Mr. Salisbury said that while the number of disability claims had remained constant for decades, the costs remained high because of the small pools of people with disability insurance and the fact that insurance companies might be obliged to make payments for decades.

“The old theory was as soon as fewer people are doing backbreaking work, there will be fewer claims,” Mr. Salisbury said. “But it turns out more people are doing damaging work. Take carpal tunnel syndrome from repetitive usage. Some of the old theories hadn’t contemplated computer keyboards.”

The cost of policies that increase someone’s disability payment above the typical 50 to 60 percent of income is even higher. The reason, Mr. Salisbury and others said, is what is called adverse selection bias: the people most likely to buy additional coverage are likely to have some condition or family history that makes them believe they will need it.

THE CALCULATION The decision for most people on whether to buy an individual policy or add to an employer-sponsored one comes down to a personal risk assessment.

David Ropeik, a consultant and teacher who has written two books about assessing risk, said that when he and his wife had young children and were contemplating buying additional disability insurance, they decided against it.

“We engaged in the process because we were worried about it in the first place,” Mr. Ropeik said. “If we had been more emotionally worried, we would have fantasized about worst-case scenarios. We were fortunate that our incomes could support the other one if something happened.”

But Mr. Ropeik was careful to say that he was not arguing against buying disability insurance. “Our willingness to spend money to defray our worry depends on who we are as individuals,” he said. “It’s not a waste of money if you never collect. You’re buying something. You’re getting a value.”

For some people like Jonathan Skinner, a professor of economics at Dartmouth College who has done research on disability coverage around the world, that value is peace of mind. He said he bought as much additional coverage as he could under the college’s plan.

“As an economist, I’m happiest to insure the things that are rare occurrences that don’t cost much to insure against,” he said. “The disability top-up gives me peace of mind 100 percent of the time.”

When I asked him how someone steeped in economic reasoning could want to have maximum coverage for a low-probability event, he said, like others I spoke to who had done the same, that he had been driven by fear.

“The thing I fear the most is becoming disabled and requiring outside care that’s really expensive,” he said. “I don’t want my wife and my family to drop what they’re doing and take care of me.”

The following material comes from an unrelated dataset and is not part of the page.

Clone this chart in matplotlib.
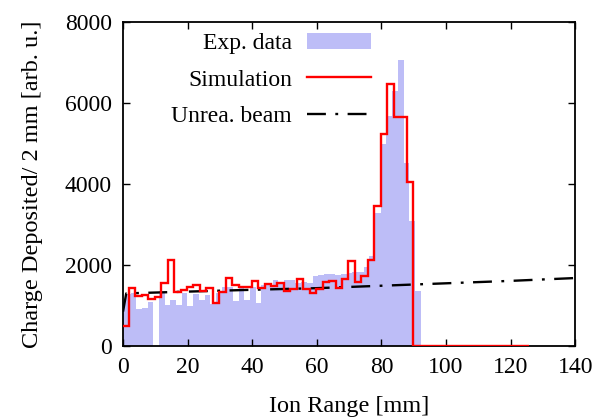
import numpy as np
import matplotlib
matplotlib.use("Agg")
import matplotlib.pyplot as plt
from matplotlib.patches import Patch
from matplotlib.lines import Line2D

plt.rcParams['font.family'] = ['Liberation Serif', 'DejaVu Serif']

# Exp. data: histogram bins (left edge of first bin, bin width) and heights
exp_start = -1.17
exp_width = 1.76
exp_vals = [1100, 1280, 1300, 910, 930, 1090, 0,
            1350, 1020, 1130, 1010, 1300, 1000, 1290, 1130, 1250, 1050,
            1300, 1450, 1465, 1120, 1450, 1150, 1450, 1070, 1500, 1510,
            1630, 1590, 1630, 1630, 1550, 1570, 1550, 1730, 1750, 1780,
            1770, 1760, 1780, 1800, 1820, 1820, 1950, 2220, 3290, 5000,
            5680, 6300, 7060, 4510, 3090, 1365]

# Simulation: step histogram, 2 mm bins
sim_start = -0.2
sim_width = 2.0
sim_vals = [500, 1440, 1240, 1250, 1160, 1220, 1560, 2120, 1340, 1380,
            1460, 1500, 1365, 1440, 1070, 1340, 1690, 1500, 1470, 1470,
            1600, 1440, 1530, 1480, 1550, 1360, 1410, 1650, 1400, 1316,
            1400, 1590, 1610, 1425, 1650, 2110, 1590, 1720, 2120, 3465,
            5225, 6460, 5665, 5665, 4040] + [0] * 18

# Unreacted beam curve
beam_x = [0, 1, 5, 20, 40, 60, 80, 100, 120, 140]
beam_y = [850, 1300, 1310, 1345, 1390, 1430, 1490, 1550, 1610, 1680]

dash = (8, 4, 1.2, 4)

fig = plt.figure(figsize=(6.03, 4.19), dpi=100)
ax = fig.add_axes([0.204, 0.174, 0.750, 0.7735])

exp_edges = exp_start + exp_width * np.arange(len(exp_vals) + 1)
ax.bar(exp_edges[:-1], exp_vals, width=exp_width, align='edge',
       color='#bdbdf7', linewidth=0, zorder=1)

ax.plot(beam_x, beam_y, color='black', lw=1.7, dashes=dash, zorder=2)

sim_edges = sim_start + sim_width * np.arange(len(sim_vals) + 1)
ax.stairs(sim_vals, sim_edges, color='red', lw=1.7, baseline=None, zorder=3)

ax.set_xlim(0, 140)
ax.set_ylim(0, 8000)
ax.set_xticks(np.arange(0, 141, 20))
ax.set_yticks(np.arange(0, 8001, 2000))
ax.tick_params(direction='in', length=5, width=1, top=True, right=True,
               labelsize=17, pad=8)
for s in ax.spines.values():
    s.set_linewidth(1.3)

ax.set_xlabel('Ion Range [mm]', fontsize=17.5, labelpad=13)
ax.set_ylabel('Charge Deposited/ 2 mm [arb. u.]', fontsize=17.5, labelpad=16)

handles = [Patch(facecolor='#bdbdf7', edgecolor='none'),
           Line2D([], [], color='red', lw=1.7),
           Line2D([], [], color='black', lw=1.7, dashes=dash)]
labels = ['Exp. data', 'Simulation', 'Unrea. beam']
ax.legend(handles, labels, loc='upper right', bbox_to_anchor=(0.58, 1.01),
          frameon=False, markerfirst=False, fontsize=17, handlelength=2.7,
          handleheight=0.7, labelspacing=0.62, handletextpad=0.65,
          borderaxespad=0.2)

fig.savefig('out.png', dpi=100)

What both Mr. Ropeik and Professor Skinner did, though, was ask whether they could maintain their lifestyles if they could no longer work. But most claims do not last that long.

Sun Life said claims on policies with a 90-day waiting period last about three years, while those filed on policies with a 180-day waiting period run to 4.5 years. But insurers are quick to point out that every company is paying claims on people in their 20s who will be on disability until their policies end, usually at 65.

Andy Sullivan, senior vice president for disability and small market business operations at Prudential, said most people went back to work in two years. “If they go beyond that 24-month point, you see the extension of the disability to several years,” he said.

To help people make their own calculation, the Council for Disability Awareness, a trade group backed by the insurance industry, created a calculator called What’s My Personal Disability Quotient. When I put in some basic information about myself, I was told that I had a 12 percent chance of becoming disabled for at least three months.

Barry Lundquist, president of the group, said the site was created using the same actuarial tables that disability insurers use to price policies. But he, like everyone I spoke to in the industry, cautioned against taking consolation from a low percentage chance.

“The important take-away is that we all have a disability risk that is too high to ignore, whether 5 percent or 50 percent,” he said. “The potential loss of income is usually in the millions of dollars considering one’s career earnings potential.”

THE PAYOUT Of course, people do get disabled and collect payments.

What struck me was how frank insurers were about trying to get people back to work quickly so they could stop making payments. This is good — who wants to be loafing around? — but it also ran counter to how I imagined disability insurance working.

“We have incentives in our program that offer transition benefits,” Mr. Quinn said. “We now include rehabilitation incentives. If you go back to work and it’s at a lower salary, we’ll augment your salary for some period of time. The incentives we provide are focused on the notion that most people want to be back at work.”

This was the case with Linda Hatchett, who is 62 years old. But not all of these programs work out as planned. An experienced dialysis nurse in Nashville, she fell and broke her hip last year. She rested for several months, and then her doctors decided her hip needed to be replaced. While she was recovering, her job was eliminated.

In January, her hip healed, she started looking for a job that would use her skills but not be too strenuous. Sun Life offered her career counseling and she accepted a lump sum settlement from it in April, thinking she would easily find a job. But it hasn’t happened yet, despite a lot of networking.

“The longer I’m out of work, the more scary it becomes,” she said. “I love to work. I miss it. Financially, we’ve had to scale back.”

This article has been revised to reflect the following correction:

Correction: October 19, 2012

Because of an editing error, an earlier version of this column misidentified the individual who said disability insurance costs remained high because of the small pools of people with such coverage. It was Dallas L. Salisbury of the Employee Benefit Research Institute, not Chris Quinn of Sun Life Financial.